Obiettivo primario del Piano Scuola 2020-2021 è sostanzialmente quello di ripristinare la normalità per una scuola duramente provata da mesi di lockdown e di emergenza sanitaria.
Il 2020-2021 sarà necessariamente un anno di transizione e di assestamento, ma potrebbe essere trasformato anche in un’occasione per avviare una vera riforma del sistema, impiegando gli interventi congiunturali come primo avvio di interventi strutturali.
Alcuni elementi di questi obiettivi di revisione del sistema si possono anche rinvenire all’interno dello stesso Piano dove, ad esempio, si richiamano diverse potenzialità già individuate dall’autonomia didattica.
La stessa ministra Azzolina nella sua lettera alla comunità dice che “quella di settembre sarà una scuola innovativa e aperta, sarà una scuola radicata nel presente, ma con lo sguardo rivolto al futuro (…). La ripartenza del Paese non può che passare dunque da un nuovo slancio innovativo della scuola”.
La scuola, momentaneamente al centro dell’attenzione generale, è ora a una svolta: riformarsi coraggiosamente o accontentarsi di razionalizzare l’esistente.
Nel primo caso potrà assumere centralità all’interno della società e diventare volano per lo sviluppo del Paese e per il conseguimento della cittadinanza attiva soprattutto da parte delle giovani generazioni. Conseguentemente per il prossimo decennio il nostro sistema scolastico potrebbe recuperare quei livelli di prestazione e credibilità che attualmente lo vedono agli ultimi posti in Europa.
Nel secondo caso la scuola continuerà a sopravvivere nelle sue ordinarie criticità, forse un po’ più contenute, tra eccellenze e negatività, rimesse soggettivamente alle capacità o ai limiti delle singole scuole in una logica asistemica.
La riforma strutturale del sistema deve prendere di petto:
- il dimensionamento del sistema
- le regole di funzionamento (orari, reclutamento, supplenze, etc)
- l’organizzazione degli ambienti di apprendimento e la struttura delle classi
- la revisione della didattica, spostando il baricentro dall’insegnamento trasmissivo all’apprendimento partecipato
- la valutazione
- la formazione (obbligatoria) del personale
- il percorso professionale, commisurato alle competenze e all’impegno di ciascuno. Con incrementi salariali per tutti (perché i livelli stipendiali sono intollerabilmente bassi), ma maggiori per chi si impegna di più
Conseguentemente per sostenere la riforma del sistema occorre impiegare cospicue risorse finanziarie, attingendo anche ai fondi europei, che sembrano ora accessibili. C’è inoltre una finestra di opportunità dovuta al trend demografico, che sa anche di ultima chance: tra 10 anni ci saranno un milione e 300 mila studenti in meno, con un turnover del 40% degli insegnanti (ne abbiamo parlato nel report “Il dibattito sulla crisi e sul futuro del Paese: la grande assente è la scuola. Eppure c’è un grande opportunità…”). Ci vuole un vero progetto. Quale modello di scuola vogliamo per il Paese? Serve un piano strategico 2020-2030 per la scuola.

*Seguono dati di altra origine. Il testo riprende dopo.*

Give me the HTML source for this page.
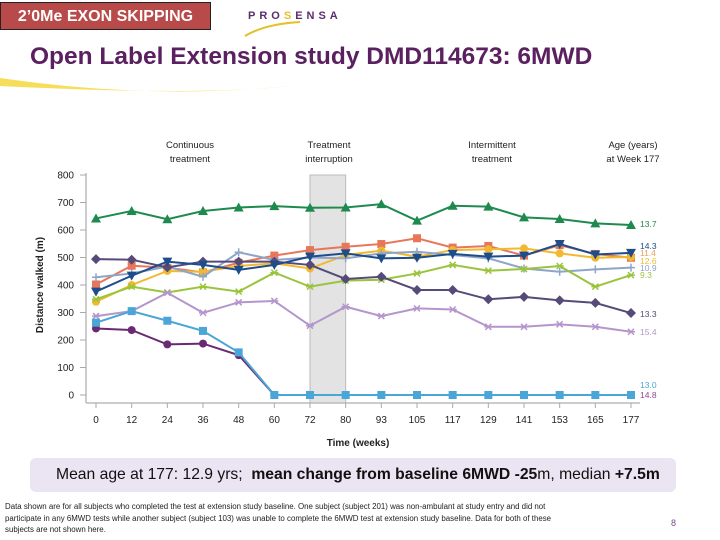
<!DOCTYPE html>
<html><head><meta charset="utf-8">
<style>
body{margin:0;width:720px;height:540px;overflow:hidden;background:#fff;font-family:"Liberation Sans",sans-serif;position:relative}
.abs{position:absolute}
</style></head>
<body>
<div class="abs" style="left:0;top:2px;width:211px;height:28px;background:#b84a4a;border:1px solid #222;color:#fff;font-weight:bold;font-size:16px;line-height:28px;text-align:center;box-sizing:border-box">2’0Me EXON SKIPPING</div>
<div class="abs" style="left:248px;top:10px;font-size:11px;letter-spacing:4px;font-weight:bold;color:#5b2d6b">PRO<span style="color:#e6c02a">S</span>ENSA</div>
<svg class="abs" style="left:0;top:0" width="720" height="120">
<path d="M0,78 Q150,100 290,86 Q200,96 0,86 Z" fill="#f2d630" opacity="0.8"/>
<path d="M245,36 Q265,24 300,22" stroke="#e6c02a" stroke-width="2" fill="none"/>
</svg>
<div class="abs" style="left:30px;top:43px;font-size:24.5px;font-weight:bold;color:#5b2060;white-space:nowrap">Open Label Extension study DMD114673: 6MWD</div>

<svg class="abs" style="left:0;top:130px" width="720" height="325" id="chart"></svg>

<div class="abs" style="left:30px;top:458px;width:646px;height:34px;background:#ebe4f3;border-radius:6px;font-size:15.7px;line-height:34px;color:#111;padding-left:26px;box-sizing:border-box;white-space:nowrap">Mean age at 177: 12.9 yrs;&nbsp; <b>mean change from baseline 6MWD -25</b>m, median <b>+7.5m</b></div>
<div class="abs" style="left:5px;top:501px;width:575px;font-size:7.9px;line-height:11.5px;color:#222">Data shown are for all subjects who completed the test at extension study baseline. One subject (subject 201) was non-ambulant at study entry and did not participate in any 6MWD tests while another subject (subject 103) was unable to complete the 6MWD test at extension study baseline. Data for both of these subjects are not shown here.</div>
<div class="abs" style="left:671px;top:518px;font-size:9px;color:#7a4b8a">8</div>

<script>
const weeks=["0","12","24","36","48","60","72","80","93","105","117","129","141","153","165","177"];
const yTicks=[0,100,200,300,400,500,600,700,800];
const green=[642,669,639,669,682,687,681,682,694,634,688,685,646,640,624,618];
const navy=[376,434,485,473,455,473,503,515,497,499,513,503,507,549,511,517];
const orange=[402,470,463,446,481,507,527,539,549,570,536,542,507,545,513,499];
const yellow=[339,400,451,448,469,479,460,509,525,503,527,530,533,515,499,502];
const steel=[428,442,467,430,519,491,500,497,515,521,509,497,460,448,457,463];
const lime=[348,394,373,394,376,445,394,416,419,442,473,452,458,469,394,436];
const darkgray=[494,492,464,485,485,485,473,422,430,382,382,348,357,344,335,298];
const lavender=[287,305,372,299,337,342,252,321,287,315,311,248,248,257,248,230];
const lightblue=[263,305,270,233,155,0,0,0,0,0,0,0,0,0,0,0];
const purple=[242,236,184,187,145,0,0,0,0,0,0,0,0,0,0,0];
const ages=["13.7","14.3","11.4","12.6","10.9","9.3","13.3","15.4","13.0","14.8"];
const ageY=[224,246,253,261,268,275,314,332,385,395];

const series=[
 {name:"green",d:green,c:"#1e8a4e",m:"tri"},
 {name:"orange",d:orange,c:"#e8775a",m:"sq"},
 {name:"yellow",d:yellow,c:"#f3b92e",m:"circ"},
 {name:"steel",d:steel,c:"#8ea5c8",m:"plus"},
 {name:"lime",d:lime,c:"#9ac43c",m:"ast"},
 {name:"darkgray",d:darkgray,c:"#564a78",m:"dia"},
 {name:"lavender",d:lavender,c:"#b496cc",m:"star"},
 {name:"navy",d:navy,c:"#1d4d8a",m:"itri"},
 {name:"purple",d:purple,c:"#6a2a72",m:"circ"},
 {name:"lightblue",d:lightblue,c:"#4aa6d6",m:"sq2"}
];
const ageColors=["#1e8a4e","#1d4d8a","#e8a05a","#f3b92e","#8ea5c8","#9ac43c","#564a78","#b496cc","#4aa6d6","#8a4a92"];
const OY=130;
const x=i=>96+i*(631-96)/(weeks.length-1);
const y=v=>395-OY-v*(220/800);
const svg=document.getElementById('chart');
const NS="http://www.w3.org/2000/svg";
function mk(t,a,p){const e=document.createElementNS(NS,t);for(const k in a)e.setAttribute(k,a[k]);(p||svg).appendChild(e);return e;}

let band=mk('rect',{x:x(6),y:y(800),width:x(7)-x(6),height:y(0)-y(800)+8,fill:'#e3e3e3',stroke:'#bbb'});



let ya=mk('line',{x1:86,x2:86,y1:y(800)-2,y2:y(0)+8,stroke:'#bbb','stroke-width':1.5});


let xa=mk('line',{x1:86,x2:640,y1:y(0)+8,y2:y(0)+8,stroke:'#bbb','stroke-width':1.5});


yTicks.forEach(v=>{
 mk('line',{x1:80,x2:86,y1:y(v),y2:y(v),stroke:'#aaa'});
 let t=mk('text',{x:74,y:y(v)+3.5,'text-anchor':'end','font-size':10,fill:'#222'});
 t.textContent=v;
 
 
});
weeks.forEach((w,i)=>{
 mk('line',{x1:x(i),x2:x(i),y1:y(0)+8,y2:y(0)+13,stroke:'#aaa'});
 let t=mk('text',{x:x(i),y:y(0)+28,'text-anchor':'middle','font-size':10,fill:'#222'});
 t.textContent=w;
 
 
});
let xt=mk('text',{x:358,y:443-OY+3,'text-anchor':'middle','font-size':10,'font-weight':'bold',fill:'#222'});
xt.textContent='Time (weeks)';


let yt=mk('text',{x:0,y:0,'text-anchor':'middle','font-size':10,'font-weight':'bold',fill:'#222',transform:`translate(43,${285-OY}) rotate(-90)`});
yt.textContent='Distance walked (m)';



[["Continuous","treatment",190],["Treatment","interruption",329],["Intermittent","treatment",492],["Age (years)","at Week 177",633]].forEach(h=>{
 let g=mk('text',{x:h[2],y:148-OY,'text-anchor':'middle','font-size':9.5,fill:'#222'});
 g.textContent=h[0];
 
 
 let g2=mk('text',{x:h[2],y:162-OY,'text-anchor':'middle','font-size':9.5,fill:'#222'});
 g2.textContent=h[1];
 
 
});

function marker(m,cx,cy,c,g){
 const s=4;
 if(m==='tri')mk('polygon',{points:`${cx},${cy-s-1} ${cx-s-1},${cy+s} ${cx+s+1},${cy+s}`,fill:c},g);
 else if(m==='itri')mk('polygon',{points:`${cx},${cy+s+1} ${cx-s-1},${cy-s} ${cx+s+1},${cy-s}`,fill:c},g);
 else if(m==='sq'||m==='sq2')mk('rect',{x:cx-s,y:cy-s,width:2*s,height:2*s,fill:c},g);
 else if(m==='circ')mk('circle',{cx,cy,r:s,fill:c},g);
 else if(m==='dia')mk('polygon',{points:`${cx},${cy-s-1} ${cx+s+1},${cy} ${cx},${cy+s+1} ${cx-s-1},${cy}`,fill:c},g);
 else if(m==='plus')mk('path',{d:`M${cx-s},${cy}H${cx+s}M${cx},${cy-s}V${cy+s}`,stroke:c,'stroke-width':1.5},g);
 else mk('path',{d:`M${cx-s},${cy}H${cx+s}M${cx-s+1},${cy-s+1}L${cx+s-1},${cy+s-1}M${cx-s+1},${cy+s-1}L${cx+s-1},${cy-s+1}`,stroke:c,'stroke-width':1.5},g);
}
series.forEach(s=>{
 const g=mk('g',{});
 
 
 mk('polyline',{points:s.d.map((v,i)=>x(i)+','+y(v)).join(' '),fill:'none',stroke:s.c,'stroke-width':2},g);
 s.d.forEach((v,i)=>marker(s.m,x(i),y(v),s.c,g));
});
ages.forEach((a,i)=>{
 let t=mk('text',{x:640,y:ageY[i]-OY+3,'font-size':8.5,fill:ageColors[i]});
 t.textContent=a;
 
 
});
</script>
</body></html>
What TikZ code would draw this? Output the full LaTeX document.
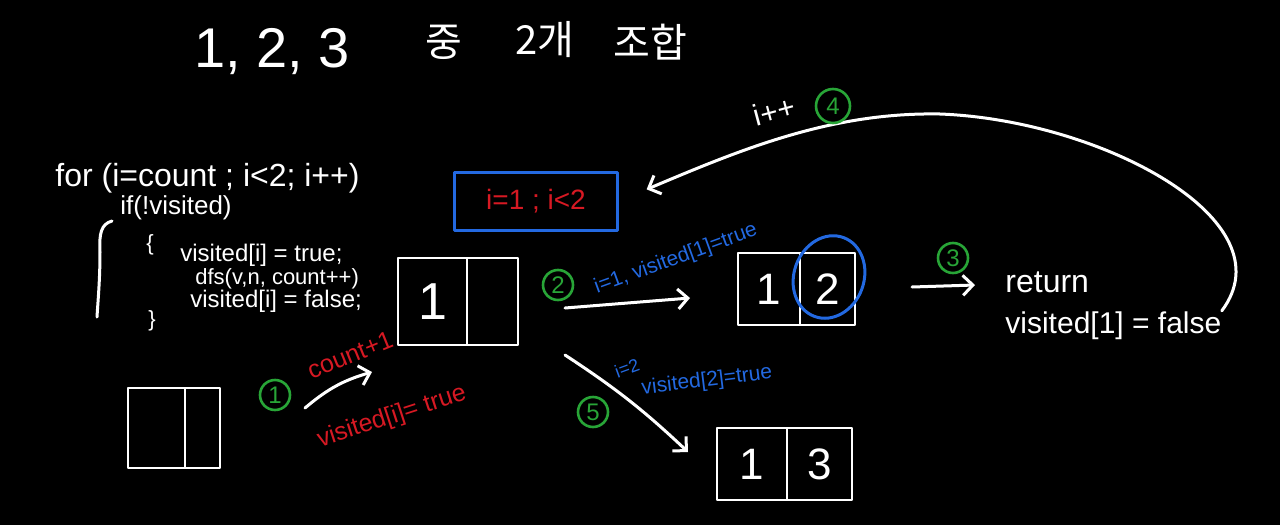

Occorre visione e il coraggio di una scelta convinta da parte di tutto il Governo e delle forze politiche che lo sostengono, e sarebbe auspicabile (e doverosa) la partecipazione dell’opposizione. Si sono da poco conclusi gli Stati Generali dell’Economia “per far ripartire l’Italia”. Non se ne è sentito parlare. Se non si riparte dalla scuola, da dove?